Erdoğan yüzde 48 ile yarışı neredeyse tamamlayacak durumda.
Fakat, Meclis için tam tersi bir senaryo olsun.
15 Mayıs sabahı Cumhur İttifakı’nın milletvekililerinin 250 civarına düştüğünü, muhalefet partilerinin ise Meclis çoğunluğunu aldığını varsayalım.
Bu durumda Anayasa mahkemesi, Yargıtay, RTÜK, Meclis başkanlığı ve komisyonlar için yukarıda yazdığımız her şeyin tersi sözkonusu olacak.
Ben, elinde herhangi bir iktidar belirleme imkânı kalmayan bir AKP’nin “parti olma reflekslerini” hızla yitireceğini, aynı sabah çözülmeye başlayacağını, Cumhuru oluşturan ittifak partilerinin merkezkaç kuvvetiyle darma dağın olacağını tahmin ediyorum.
Böylesi bir senaryoda, ikinci tura kalan Erdoğan için MHP seçmeninin veya diğerlerinin ne kadar motive olabileceğinden, zaten Meclis’i kaybetmiş bir Erdoğan için kimlerin aynı enerji ile koşturmaya devam edeceğinden hiç kimse emin olamaz.
Aradaki iki haftada, Erdoğan artık verdiği talimatların yerine getirilmediğini, yanındakilerin hızla uzaklaştığını, askeri ve sivil bürokrasinin olağanüstü hayatta kalma içgüdüsü ile inanılmaz bir hızda yeni koşullara (muhalefet partilerinin yarattığı yeni koşullara) adapte olmaya çalıştığını görecektir.
Tek bir parametrenin değiştiği durumda bile, tüm taraflar konumlarını yeniden gözden geçirir ve yeni duruma kimsenin ummadığı bir hızla uyum sağlarlar.
Kısacası, Meclis’in çoğunluğunu elde etmek çok önemlidir.
Tek bir milletvekili bile çok önemlidir.
Tek kişilik yapıdan kurtulmak ve yeniden 150 yıllık geçmişe sahip Parlamenter Sisteme geçmek bir anlam taşıyorsa, önce Meclis’in toplumsal muhalefete uygun bir milletvekili dağılımına sahip olması gerekmektedir.
Bu seçimin, “hele bir gücümüzü görelim” denecek bir seçim olmadığını, her bireyin, her yurttaşın, her partinin tarihsel bir sorumlulukla hareket etmesi gerektiğini düşünmekteyim.

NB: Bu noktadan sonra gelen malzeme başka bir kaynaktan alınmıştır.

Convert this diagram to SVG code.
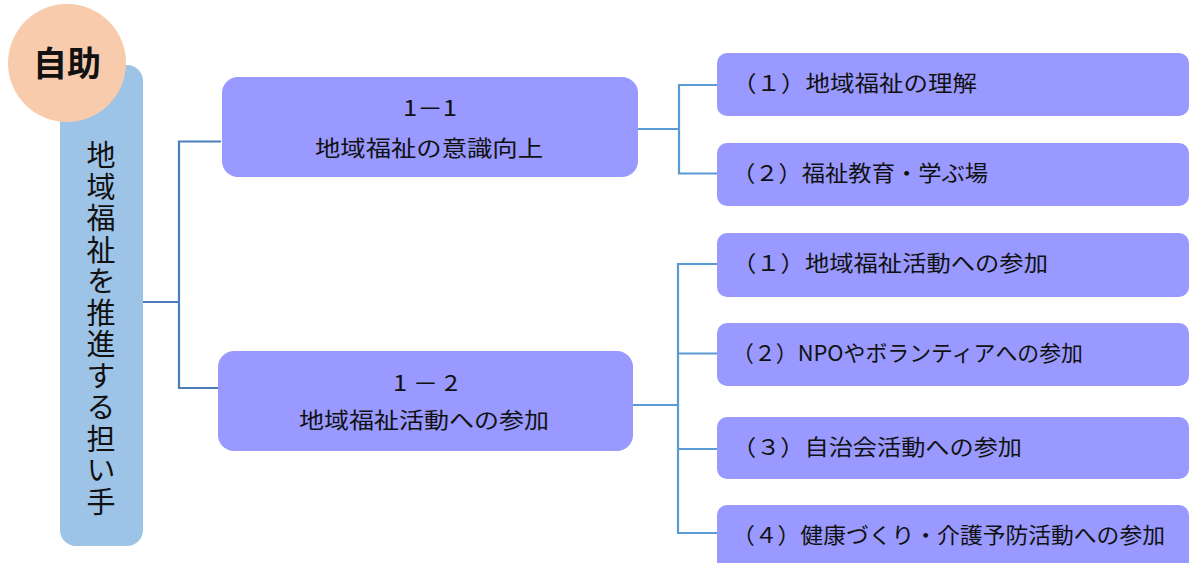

Hangi ittifak seçimi alırsa alsın, emekçilerin kurtuluşu için mücadele edenlerin yine aynı enerji ile mücadeleye devam etmeleri gerekeceğini, tek bir oyla hayatın mükemmel hale gelemeyeceğini bilecek kadar ülkemizin siyasal hayatını tecrübe ettiğimizi, eleştirileri karşılamak adına son söz olarak belirteyim.